I must admit, I always seem to be looking, listening, watching, but that is a way of learning for me, that is if one has the profound need to learn it can be a good way to go about it: I do with everyone around me, and everything around you if you are with me. And I begin this project as soon as I get up out of bed, every day of my life, to learn what I can put into my head, stories. For the most part, that is how I feel about it.
Those of you who have read a few of the parts of “The Tales of Poseidonia,” and thus far, no one has read the revised edition fully, nor has anyone read all twenty-one episodes (or parts), because three were lost, and just rewritten, and there has been one new one added, and only the first eight ever published in magazines; so those of you whom have read the few that have been available certainly understand what I am talking about.

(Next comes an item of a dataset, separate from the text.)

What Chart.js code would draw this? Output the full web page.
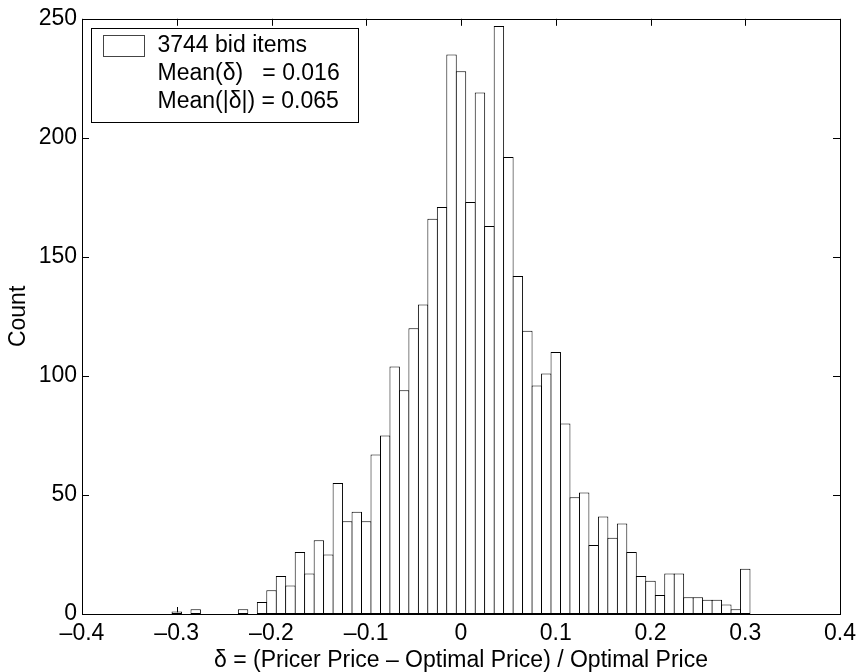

When I was young, prior to my college days, and world travels, and military days, and the war in Vietnam that I was in, before all this, I had a desire for fantasy, mixed with reality—H.P. Lovecraft was quite good at that (he added a lot of horror though, which I am not too fond of), as were others. With fantasy though comes actual convictions, things you think can really be, ideas, and so in those early days I was deeply convinced some of my fantasies on things were something more than pretend. And at times my mind was tremendously occupied with finding out what was behind or inside of these legends, and tales, and just were the truth line was. I read all twenty six volumes of my encyclopedias three times and in one period (18-months) read 400-books on they mysteries of the world, to include most religions, and demonology, and Christology, and theology, and all the zoologies, and ologies I could think of.

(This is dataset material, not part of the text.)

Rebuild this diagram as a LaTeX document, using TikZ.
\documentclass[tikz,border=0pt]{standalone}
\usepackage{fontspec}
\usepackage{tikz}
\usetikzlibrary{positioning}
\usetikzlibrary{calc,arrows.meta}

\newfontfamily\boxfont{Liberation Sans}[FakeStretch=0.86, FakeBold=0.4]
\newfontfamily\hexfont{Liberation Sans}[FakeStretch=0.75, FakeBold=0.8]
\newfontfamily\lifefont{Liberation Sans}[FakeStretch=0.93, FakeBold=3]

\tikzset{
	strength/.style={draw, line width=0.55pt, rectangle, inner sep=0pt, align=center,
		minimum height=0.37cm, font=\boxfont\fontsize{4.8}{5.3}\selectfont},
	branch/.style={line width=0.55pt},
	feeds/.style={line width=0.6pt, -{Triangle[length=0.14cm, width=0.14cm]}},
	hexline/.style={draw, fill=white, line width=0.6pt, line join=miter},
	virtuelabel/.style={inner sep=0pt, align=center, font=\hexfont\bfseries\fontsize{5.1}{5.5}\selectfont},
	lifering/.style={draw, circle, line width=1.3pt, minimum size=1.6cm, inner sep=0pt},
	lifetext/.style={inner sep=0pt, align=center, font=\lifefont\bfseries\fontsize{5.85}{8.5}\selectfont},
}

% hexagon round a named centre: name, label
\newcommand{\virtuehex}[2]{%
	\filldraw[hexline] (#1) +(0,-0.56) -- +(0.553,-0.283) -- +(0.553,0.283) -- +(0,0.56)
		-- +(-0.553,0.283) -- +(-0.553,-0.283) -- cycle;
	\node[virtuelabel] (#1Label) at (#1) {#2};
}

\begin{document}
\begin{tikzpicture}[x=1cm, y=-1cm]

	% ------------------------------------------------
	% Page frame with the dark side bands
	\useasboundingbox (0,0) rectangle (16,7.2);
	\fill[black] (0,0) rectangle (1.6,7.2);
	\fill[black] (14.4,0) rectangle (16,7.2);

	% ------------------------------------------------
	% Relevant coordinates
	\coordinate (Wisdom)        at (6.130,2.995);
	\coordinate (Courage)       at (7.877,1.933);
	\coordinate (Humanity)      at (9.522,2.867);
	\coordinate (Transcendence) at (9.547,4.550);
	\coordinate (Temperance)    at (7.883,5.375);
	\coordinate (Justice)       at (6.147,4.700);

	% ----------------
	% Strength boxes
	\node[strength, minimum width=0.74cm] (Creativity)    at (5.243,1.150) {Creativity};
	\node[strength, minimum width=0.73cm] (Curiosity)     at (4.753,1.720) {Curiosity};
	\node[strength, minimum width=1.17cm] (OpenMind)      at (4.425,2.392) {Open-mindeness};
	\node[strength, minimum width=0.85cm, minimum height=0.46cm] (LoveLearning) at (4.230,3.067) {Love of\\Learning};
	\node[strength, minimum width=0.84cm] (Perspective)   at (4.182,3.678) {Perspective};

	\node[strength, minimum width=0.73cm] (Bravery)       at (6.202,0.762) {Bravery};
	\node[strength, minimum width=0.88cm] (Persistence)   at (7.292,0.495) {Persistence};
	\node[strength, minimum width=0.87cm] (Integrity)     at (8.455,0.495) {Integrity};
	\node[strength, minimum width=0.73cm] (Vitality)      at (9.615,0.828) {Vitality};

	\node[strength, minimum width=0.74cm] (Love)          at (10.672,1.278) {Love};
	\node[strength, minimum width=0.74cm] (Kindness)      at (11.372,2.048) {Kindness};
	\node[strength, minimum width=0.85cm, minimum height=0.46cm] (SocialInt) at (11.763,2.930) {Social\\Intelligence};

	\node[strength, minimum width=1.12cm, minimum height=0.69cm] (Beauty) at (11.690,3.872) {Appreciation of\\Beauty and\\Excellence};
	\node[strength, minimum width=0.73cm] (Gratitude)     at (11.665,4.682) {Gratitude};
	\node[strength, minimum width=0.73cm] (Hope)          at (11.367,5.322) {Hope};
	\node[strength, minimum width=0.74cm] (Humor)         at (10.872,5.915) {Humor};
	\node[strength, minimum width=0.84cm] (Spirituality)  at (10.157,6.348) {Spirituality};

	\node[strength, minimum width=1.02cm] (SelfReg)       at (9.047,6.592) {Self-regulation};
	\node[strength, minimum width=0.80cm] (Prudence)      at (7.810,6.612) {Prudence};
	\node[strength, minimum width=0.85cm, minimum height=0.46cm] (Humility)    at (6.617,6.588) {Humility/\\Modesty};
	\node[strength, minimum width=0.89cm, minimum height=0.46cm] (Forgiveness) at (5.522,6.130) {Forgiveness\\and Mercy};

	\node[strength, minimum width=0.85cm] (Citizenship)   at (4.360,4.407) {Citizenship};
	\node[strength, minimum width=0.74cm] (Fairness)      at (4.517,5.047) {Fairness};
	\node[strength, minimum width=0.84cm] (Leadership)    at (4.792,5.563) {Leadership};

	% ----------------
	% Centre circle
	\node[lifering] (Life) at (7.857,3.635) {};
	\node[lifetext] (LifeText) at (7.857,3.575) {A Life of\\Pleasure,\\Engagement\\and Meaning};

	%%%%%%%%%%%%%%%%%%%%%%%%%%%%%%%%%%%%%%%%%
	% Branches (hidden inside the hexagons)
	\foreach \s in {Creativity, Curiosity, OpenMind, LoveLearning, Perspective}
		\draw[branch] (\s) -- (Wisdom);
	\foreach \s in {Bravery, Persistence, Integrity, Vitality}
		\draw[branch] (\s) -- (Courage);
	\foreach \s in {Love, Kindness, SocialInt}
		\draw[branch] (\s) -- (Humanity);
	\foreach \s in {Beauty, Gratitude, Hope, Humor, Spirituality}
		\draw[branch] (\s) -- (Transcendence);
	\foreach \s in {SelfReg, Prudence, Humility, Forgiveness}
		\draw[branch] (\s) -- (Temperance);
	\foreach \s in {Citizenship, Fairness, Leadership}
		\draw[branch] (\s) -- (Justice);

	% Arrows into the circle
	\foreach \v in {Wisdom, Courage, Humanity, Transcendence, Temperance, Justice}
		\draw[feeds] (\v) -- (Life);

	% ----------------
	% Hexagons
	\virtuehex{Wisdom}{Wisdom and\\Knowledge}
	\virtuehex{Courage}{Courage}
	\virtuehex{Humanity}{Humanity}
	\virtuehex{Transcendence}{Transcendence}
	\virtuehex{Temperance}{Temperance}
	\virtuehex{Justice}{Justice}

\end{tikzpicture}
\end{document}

At any rate this is the way it comes to my mind, when I look back, and things perhaps haven’t changed all that much, except, now I’m putting them into stories. With all this in mind, during my college days, I studied psychology, and one of the areas I worked in was dual disorders, and behavior development (and behavior modification; along with drugs and substance abuse). I found I was more interested in their character, and the nature of things, and how one changes his behavior, which of course is by changing his reasoning, and can it be changed? How gullible people can be by producing emotions with simple speaking and gestures. And I even studied higher theology in my graduate work (eschatology), went to Haiti to see the voodoo and the Christians mingle together. All this of course plays a roll in the stories, or episodes I am talking about, in the making of “The Tales of Poseidonia,” it is why I chose this story among all the others to use as an example, bottom line must be somewhere around the word “nature.” This is not an experiment, it is expressed results in creating a book, experiences, activity, interesting things, life, it all goes tremendously onto the paper, in black ink. Hence, the reader comes to feel the mixture of things, and we all have mixtures, different in each person, depending on our history. And in most cases, most of our histories are long ones, and in creating this story where Ais the Queen of Atlantis shows up in the, I think third chapter, she is young, and you follow her all the way to the end. And the King of Atlantis, which starts from the first chapter, stops about three chapters short of the final chapter, and Ais carries it on. So we see history here, slowly.
So here was a quick glance at how I made the story, I hope it helps you.